2025 American TV documentary series

Hurricane Katrina: Race Against Time is a 2025 documentary series directed by Traci A. Curry. It explores Hurricane Katrina, from those who lived it. Ryan Coogler serves as an executive producer under his Proximity Media banner.

It premiered on July 27, 2025, on National Geographic.

==Premise==
The series explores Hurricane Katrina, told from the perspective of those who lived it, and the aftermath.

==Episodes==

| No. | Title | Directed by | Original release date | U.S. viewers (millions) |
|---|---|---|---|---|
| 1 | "The Coming Storm" | Traci A. Curry | July 27, 2025 | 0.340 |
| 2 | "Worst Case Scenario" | Traci A. Curry | July 27, 2025 | 0.339 |
| 3 | "A Desperate Place" | Traci A. Curry | July 27, 2025 | 0.284 |
| 4 | "Shoot to Kill" | Traci A. Curry | July 28, 2025 | 0.214 |
| 5 | "Wake Up Call" | Traci A. Curry | July 28, 2025 | 0.174 |

==Production==
In January 2023, it was announced National Geographic had ordered a documentary series revolving around Hurricane Katrina, with Lightbox set to produce. Ryan Coogler serves as an executive producer, alongside Zinzi Coogler, Sev Ohanian and Peter Nicks for Proximity Media.

==Reception==
===Critical reception===
On the review aggregator website Rotten Tomatoes, Hurricane Katrina: Race Against Time has an approval rating of 100% based on 6 critics' reviews. Metacritic, which uses a weighted average, gave a score of 80 out of 100 based on 4 critics, indicating "generally favorable" reviews.

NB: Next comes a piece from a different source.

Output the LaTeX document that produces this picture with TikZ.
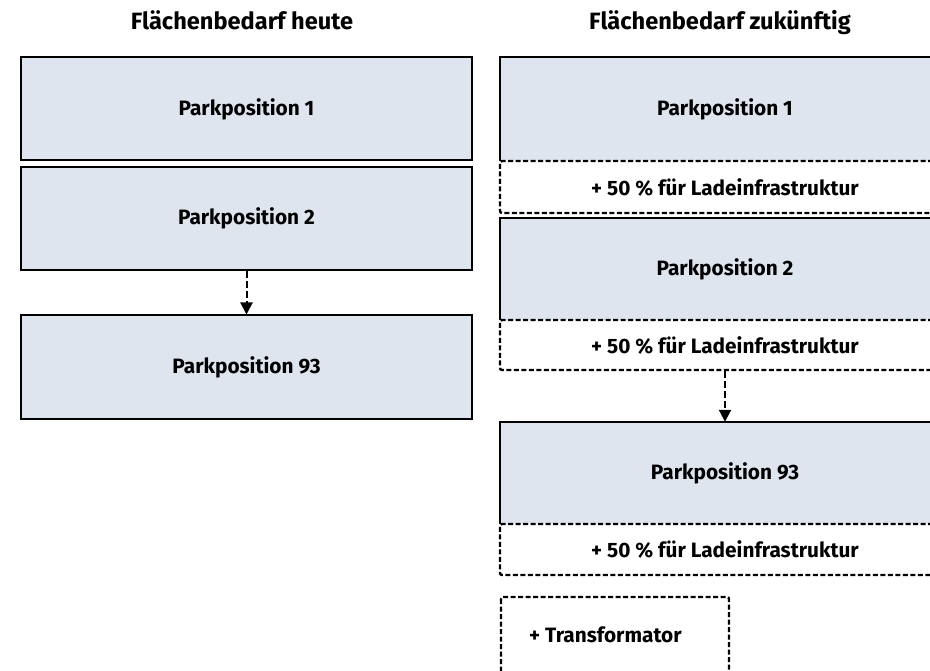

Daniel Fienberg of The Hollywood Reporter wrote: "A straightforward and passionate reminder that just because we know what went so very wrong in New Orleans doesn’t mean that lessons were learned or retained." Robert Lloyd of Los Angeles Times wrote: "Curry finds her own way through mountains of material in the series that is at once highly compelling and difficult to watch, though I suggest you do."